The Poincaré map is defined in the following way:
For $\xi \in \mathbb{R}$, $P(\xi)$ is defined as the value at time $T$ of the (unique) solution of the IVP $$\begin{cases} x'= f(t,x), \\ x(0) = \xi. \end{cases}$$
It is easy to see that fixed points of the Poincaré map are in a one-to-one correspondence with the values at time $t = 0$ of $T$-periodic solutions of the ODE $x' = f(t, x)$ (here $T$ need not be the prime period).
Let $\varphi$ (resp. $\psi$) stand for the nonextendible solution of the ODE satisfying $\varphi(0) = p$ (resp. $\psi(0) = q$). It follows from the uniqueness property that $$ \varphi(t) < \psi(t) $$ for all $t \ge 0$ for which both $\varphi(t)$ and $\psi(t)$ exist.
Denote by $(\alpha, \beta)$ the domain of $\varphi$. We claim that $\varphi(t) > p$ for all $t \in (0, \beta)$. Observe that $\varphi(t) > p$ for $t > 0$ sufficiently small. Suppose to the contrary that $\tau$ is the first moment in $(0, \beta)$ such that $\varphi(\tau) = p$. But $\varphi'(\tau) = f(\tau, p) > 0$, a contradiction. In a similar way we prove that $\psi(t) < q$ for all $t > 0$ for which $\psi(t)$ exists.

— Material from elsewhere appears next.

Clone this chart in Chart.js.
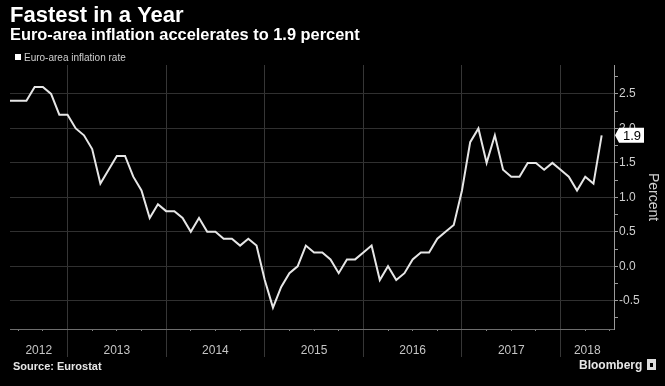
<!DOCTYPE html>
<html>
<head>
<meta charset="utf-8">
<script src="https://cdn.jsdelivr.net/npm/chart.js@4.4.1/dist/chart.umd.min.js"></script>
<style>
  html, body { margin: 0; padding: 0; background: #000; }
</style>
</head>
<body>
<canvas id="chart" width="665" height="386"></canvas>
<script>
// euro-area HICP, y/y %, monthly from May 2012 to May 2018 (flash)
const seriesName = "Euro-area inflation rate";
const inflation = [
  2.4, 2.4, 2.4, 2.6, 2.6, 2.5, 2.2, 2.2,                          // 2012 May-Dec
  2.0, 1.9, 1.7, 1.2, 1.4, 1.6, 1.6, 1.3, 1.1, 0.7, 0.9, 0.8,      // 2013
  0.8, 0.7, 0.5, 0.7, 0.5, 0.5, 0.4, 0.4, 0.3, 0.4, 0.3, -0.2,     // 2014
  -0.6, -0.3, -0.1, 0.0, 0.3, 0.2, 0.2, 0.1, -0.1, 0.1, 0.1, 0.2,  // 2015
  0.3, -0.2, 0.0, -0.2, -0.1, 0.1, 0.2, 0.2, 0.4, 0.5, 0.6, 1.1,   // 2016
  1.8, 2.0, 1.5, 1.9, 1.4, 1.3, 1.3, 1.5, 1.5, 1.4, 1.5, 1.4,      // 2017
  1.3, 1.1, 1.3, 1.2, 1.9                                          // 2018 Jan-May
];

// x axis is month index (0 = May 2012)
const years = ["2012", "2013", "2014", "2015", "2016", "2017", "2018"];
const yearLabelAt = [3.5, 13, 25, 37, 49, 61, 70.25];
const yearBreaks = [7, 19, 31, 43, 55, 67];
const quarterTicks = [1, 4, 10, 13, 16, 22, 25, 28, 34, 37, 40, 46, 49, 52, 58, 61, 64, 70, 73];
const xMax = 73.5;

const yLabels = [-0.5, 0, 0.5, 1, 1.5, 2, 2.5];
const yMinor = [-0.75, -0.25, 0.25, 0.75, 1.25, 1.75, 2.25, 2.75];
const yMin = -0.91, yMax = 2.92;

const FONT = '"Liberation Sans", Arial, sans-serif';
const isBreak = v => yearBreaks.includes(v);
const isMajorY = v => yLabels.some(l => Math.abs(l - v) < 1e-6);

const bgPlugin = {
  id: "bg",
  beforeDraw(chart) {
    const { ctx, width, height } = chart;
    ctx.save();
    ctx.fillStyle = "#000";
    ctx.fillRect(0, 0, width, height);
    ctx.restore();
  }
};

// headline, legend, source and logo text
const textPlugin = {
  id: "texts",
  afterDraw(chart) {
    const ctx = chart.ctx;
    ctx.save();
    ctx.textBaseline = "alphabetic";
    ctx.fillStyle = "#fff";
    ctx.font = "bold 22px " + FONT;
    ctx.fillText("Fastest in a Year", 10, 22);
    ctx.font = "bold 16.4px " + FONT;
    ctx.fillText("Euro-area inflation accelerates to 1.9 percent", 10, 40);

    ctx.fillStyle = "#fff";
    ctx.fillRect(15, 54, 6, 6);
    ctx.fillStyle = "#cfcfcf";
    ctx.font = "10px " + FONT;
    ctx.fillText(chart.data.datasets[0].label, 24, 61);

    ctx.fillStyle = "#e6e6e6";
    ctx.font = "bold 11px " + FONT;
    ctx.fillText("Source: Eurostat", 13, 370);
    ctx.font = "bold 12px " + FONT;
    ctx.fillText("Bloomberg", 579, 369);
    ctx.fillStyle = "#dcdcdc";
    ctx.fillRect(647, 359, 9, 11);
    ctx.fillStyle = "#000";
    ctx.fillRect(650, 363, 3, 4);
    ctx.restore();
  }
};

// white tag with the latest value on the right axis
const lastValuePlugin = {
  id: "lastValue",
  afterDraw(chart) {
    const meta = chart.getDatasetMeta(0);
    const pt = meta.data[meta.data.length - 1];
    const yScale = chart.scales.y;
    const val = inflation[inflation.length - 1];
    const x0 = yScale.left + 1, y = pt.y;
    const ctx = chart.ctx;
    ctx.save();
    ctx.fillStyle = "#fff";
    ctx.beginPath();
    ctx.moveTo(x0, y);
    ctx.lineTo(x0 + 4, y - 7.5);
    ctx.lineTo(x0 + 29, y - 7.5);
    ctx.lineTo(x0 + 29, y + 7.5);
    ctx.lineTo(x0 + 4, y + 7.5);
    ctx.closePath();
    ctx.fill();
    ctx.fillStyle = "#000";
    ctx.font = "13px " + FONT;
    ctx.textAlign = "center";
    ctx.textBaseline = "middle";
    ctx.fillText(val.toFixed(1), x0 + 17, y + 1);
    ctx.restore();
  }
};

new Chart(document.getElementById("chart"), {
  type: "line",
  data: {
    datasets: [{
      label: seriesName,
      data: inflation.map((v, i) => ({ x: i, y: v })),
      borderColor: "#e6e6e6",
      borderWidth: 2,
      pointRadius: 0,
      tension: 0,
      fill: false
    }]
  },
  options: {
    responsive: false,
    animation: false,
    devicePixelRatio: 1,
    layout: { padding: { top: 65, left: 10, right: 0, bottom: 0 } },
    plugins: {
      legend: { display: false },
      title: { display: false },
      tooltip: { enabled: false }
    },
    scales: {
      xq: {
        type: "linear",
        position: "bottom",
        weight: 0,
        min: 0,
        max: xMax,
        afterBuildTicks: s => { s.ticks = quarterTicks.map(v => ({ value: v })); },
        afterFit: s => { s.height = 0; },
        grid: { drawOnChartArea: false, tickLength: 2, tickColor: "#8a8a8a", color: "#8a8a8a" },
        border: { display: false },
        ticks: { display: false }
      },
      x: {
        type: "linear",
        position: "bottom",
        weight: 1,
        min: 0,
        max: xMax,
        afterBuildTicks: s => {
          s.ticks = yearBreaks.concat(yearLabelAt).map(v => ({ value: v }));
        },
        afterFit: s => { s.height = 57; },
        grid: {
          color: c => (c.tick && isBreak(c.tick.value)) ? "#363636" : "rgba(0,0,0,0)",
          tickColor: c => (c.tick && isBreak(c.tick.value)) ? "#363636" : "rgba(0,0,0,0)",
          tickLength: 28,
          lineWidth: 1
        },
        border: { color: "#6e6e6e", width: 1 },
        ticks: {
          autoSkip: false,
          maxRotation: 0,
          padding: -14,
          color: "#c4c4c4",
          font: { family: FONT, size: 12 },
          callback: v => {
            const i = yearLabelAt.indexOf(v);
            return i >= 0 ? years[i] : "";
          }
        }
      },
      y: {
        type: "linear",
        position: "right",
        min: yMin,
        max: yMax,
        afterBuildTicks: s => {
          s.ticks = yLabels.concat(yMinor).sort((a, b) => a - b).map(v => ({ value: v }));
        },
        afterFit: s => { s.width = 51; },
        grid: {
          color: c => (c.tick && isMajorY(c.tick.value)) ? "#303030" : "rgba(0,0,0,0)",
          tickColor: "#9a9a9a",
          tickLength: 4
        },
        border: { color: "#9a9a9a", width: 1 },
        ticks: {
          padding: 1,
          color: "#cfcfcf",
          font: { family: FONT, size: 12 },
          callback: v => isMajorY(v) ? v.toFixed(1) : ""
        },
        title: {
          display: true,
          text: "Percent",
          color: "#cfcfcf",
          font: { family: FONT, size: 14 },
          padding: 4
        }
      }
    }
  },
  plugins: [bgPlugin, lastValuePlugin, textPlugin]
});
</script>
</body>
</html>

Note that, by uniqueness, for any $x \in [p, q]$ the solution of the ODE starting at $x$ takes, for positive times, the values in the compact set $[p, q]$ (as long as it is defined). Consequently, the domain of such a solution contains $[0, \infty)$.

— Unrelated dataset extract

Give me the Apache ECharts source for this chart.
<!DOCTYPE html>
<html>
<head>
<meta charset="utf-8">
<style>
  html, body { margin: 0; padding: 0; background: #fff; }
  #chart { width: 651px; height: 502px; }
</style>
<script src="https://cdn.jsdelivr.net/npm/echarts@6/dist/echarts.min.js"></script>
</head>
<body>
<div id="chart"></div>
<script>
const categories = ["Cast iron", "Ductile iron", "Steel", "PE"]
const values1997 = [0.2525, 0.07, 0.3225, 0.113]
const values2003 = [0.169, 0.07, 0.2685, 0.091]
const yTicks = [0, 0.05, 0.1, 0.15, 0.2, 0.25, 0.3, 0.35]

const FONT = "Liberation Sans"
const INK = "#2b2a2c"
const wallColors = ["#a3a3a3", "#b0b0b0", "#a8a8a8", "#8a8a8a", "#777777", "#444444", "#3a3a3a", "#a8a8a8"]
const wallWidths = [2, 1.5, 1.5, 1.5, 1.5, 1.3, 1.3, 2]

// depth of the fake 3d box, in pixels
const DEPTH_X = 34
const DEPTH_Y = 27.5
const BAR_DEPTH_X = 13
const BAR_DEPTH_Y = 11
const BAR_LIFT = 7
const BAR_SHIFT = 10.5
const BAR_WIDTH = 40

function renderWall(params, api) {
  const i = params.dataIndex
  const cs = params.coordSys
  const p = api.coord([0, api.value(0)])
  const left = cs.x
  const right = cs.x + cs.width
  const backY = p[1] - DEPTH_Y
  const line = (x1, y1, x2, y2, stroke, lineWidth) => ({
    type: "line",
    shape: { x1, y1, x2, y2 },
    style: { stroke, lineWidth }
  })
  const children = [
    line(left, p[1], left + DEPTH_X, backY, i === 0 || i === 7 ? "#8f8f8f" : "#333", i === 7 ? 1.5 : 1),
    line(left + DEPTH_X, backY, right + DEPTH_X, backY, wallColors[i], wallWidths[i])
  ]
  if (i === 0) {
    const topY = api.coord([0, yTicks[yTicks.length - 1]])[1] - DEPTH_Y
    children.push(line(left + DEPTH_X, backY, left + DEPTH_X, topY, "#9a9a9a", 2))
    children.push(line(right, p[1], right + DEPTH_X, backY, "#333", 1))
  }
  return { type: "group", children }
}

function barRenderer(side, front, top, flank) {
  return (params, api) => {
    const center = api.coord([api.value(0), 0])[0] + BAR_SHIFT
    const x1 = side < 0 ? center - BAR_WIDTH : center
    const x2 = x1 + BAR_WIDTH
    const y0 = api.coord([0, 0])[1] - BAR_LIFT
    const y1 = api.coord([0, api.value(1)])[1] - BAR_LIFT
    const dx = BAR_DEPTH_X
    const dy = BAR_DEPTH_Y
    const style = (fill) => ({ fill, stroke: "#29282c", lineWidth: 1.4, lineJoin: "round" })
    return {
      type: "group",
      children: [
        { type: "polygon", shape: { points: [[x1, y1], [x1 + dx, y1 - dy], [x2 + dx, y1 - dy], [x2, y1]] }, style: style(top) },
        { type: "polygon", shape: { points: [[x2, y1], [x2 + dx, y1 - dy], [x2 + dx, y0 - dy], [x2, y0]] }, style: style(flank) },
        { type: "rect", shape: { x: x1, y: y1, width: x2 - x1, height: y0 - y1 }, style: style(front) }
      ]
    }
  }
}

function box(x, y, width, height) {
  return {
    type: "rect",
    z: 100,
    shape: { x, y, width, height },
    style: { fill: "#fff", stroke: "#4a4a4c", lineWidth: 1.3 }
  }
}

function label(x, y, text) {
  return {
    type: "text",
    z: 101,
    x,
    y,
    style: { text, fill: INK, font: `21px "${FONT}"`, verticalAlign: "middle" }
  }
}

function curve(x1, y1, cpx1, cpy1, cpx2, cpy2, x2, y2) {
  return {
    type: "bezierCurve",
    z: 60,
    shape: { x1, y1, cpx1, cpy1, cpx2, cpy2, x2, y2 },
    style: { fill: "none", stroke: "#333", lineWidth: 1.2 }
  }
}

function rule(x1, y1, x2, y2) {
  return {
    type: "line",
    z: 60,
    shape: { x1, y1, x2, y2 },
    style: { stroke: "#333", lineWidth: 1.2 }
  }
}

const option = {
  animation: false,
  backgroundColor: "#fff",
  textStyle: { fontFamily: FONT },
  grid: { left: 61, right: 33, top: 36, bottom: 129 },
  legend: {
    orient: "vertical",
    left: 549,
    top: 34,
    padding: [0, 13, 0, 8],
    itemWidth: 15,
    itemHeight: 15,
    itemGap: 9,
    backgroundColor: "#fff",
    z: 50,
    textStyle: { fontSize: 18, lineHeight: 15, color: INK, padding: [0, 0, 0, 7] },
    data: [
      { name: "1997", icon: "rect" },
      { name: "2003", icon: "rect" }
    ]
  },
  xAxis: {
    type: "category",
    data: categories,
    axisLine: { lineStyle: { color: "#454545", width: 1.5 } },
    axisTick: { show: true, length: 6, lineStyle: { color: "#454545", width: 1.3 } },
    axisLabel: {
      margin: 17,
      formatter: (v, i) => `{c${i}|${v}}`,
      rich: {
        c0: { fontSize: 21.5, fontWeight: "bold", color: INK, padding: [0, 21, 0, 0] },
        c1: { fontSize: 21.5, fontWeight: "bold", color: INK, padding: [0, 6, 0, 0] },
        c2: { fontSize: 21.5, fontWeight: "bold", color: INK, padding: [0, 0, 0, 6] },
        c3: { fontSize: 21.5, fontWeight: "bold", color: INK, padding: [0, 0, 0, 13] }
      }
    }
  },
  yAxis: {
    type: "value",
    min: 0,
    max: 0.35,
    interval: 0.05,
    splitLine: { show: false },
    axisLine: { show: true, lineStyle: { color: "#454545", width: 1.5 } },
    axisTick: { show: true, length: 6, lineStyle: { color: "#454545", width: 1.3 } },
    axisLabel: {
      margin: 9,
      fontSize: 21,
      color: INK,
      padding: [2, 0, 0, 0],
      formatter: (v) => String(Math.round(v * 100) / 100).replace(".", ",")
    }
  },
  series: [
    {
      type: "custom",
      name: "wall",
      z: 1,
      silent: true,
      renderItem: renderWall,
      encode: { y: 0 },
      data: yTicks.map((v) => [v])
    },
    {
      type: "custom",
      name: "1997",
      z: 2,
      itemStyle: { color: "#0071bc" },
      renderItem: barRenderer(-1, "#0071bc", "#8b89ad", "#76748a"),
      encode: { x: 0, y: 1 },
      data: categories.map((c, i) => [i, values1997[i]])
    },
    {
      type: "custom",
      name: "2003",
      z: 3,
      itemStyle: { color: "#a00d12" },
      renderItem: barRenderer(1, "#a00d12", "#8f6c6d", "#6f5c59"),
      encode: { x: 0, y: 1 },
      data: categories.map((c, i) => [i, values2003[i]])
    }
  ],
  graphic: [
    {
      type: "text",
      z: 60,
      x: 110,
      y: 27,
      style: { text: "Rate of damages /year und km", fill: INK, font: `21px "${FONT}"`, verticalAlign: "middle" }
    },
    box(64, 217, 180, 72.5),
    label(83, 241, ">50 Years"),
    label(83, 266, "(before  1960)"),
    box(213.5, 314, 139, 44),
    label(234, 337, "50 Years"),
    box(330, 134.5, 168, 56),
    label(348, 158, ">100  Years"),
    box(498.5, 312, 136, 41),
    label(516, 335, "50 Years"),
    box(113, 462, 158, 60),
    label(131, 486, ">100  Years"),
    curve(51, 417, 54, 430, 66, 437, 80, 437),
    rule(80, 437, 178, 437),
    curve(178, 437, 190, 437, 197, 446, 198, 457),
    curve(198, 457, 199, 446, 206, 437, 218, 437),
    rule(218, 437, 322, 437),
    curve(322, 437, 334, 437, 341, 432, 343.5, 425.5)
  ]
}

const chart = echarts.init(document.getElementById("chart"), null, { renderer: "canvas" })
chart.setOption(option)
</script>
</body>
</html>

To sum up, we have proved that the continuous (indeed, $C^1$) Poincaré map maps $[p, q]$ into $[P(p), P(q)] \subset (p, q)$. By the Darboux property of continuous functions applied to $$ [p, q] \ni x \mapsto P(x) - x $$ there exists $x_0 \in (p, q)$ such that $P(x_0) = x_0$. So, the solution of the ODE starting at $x_0$ has period $T$.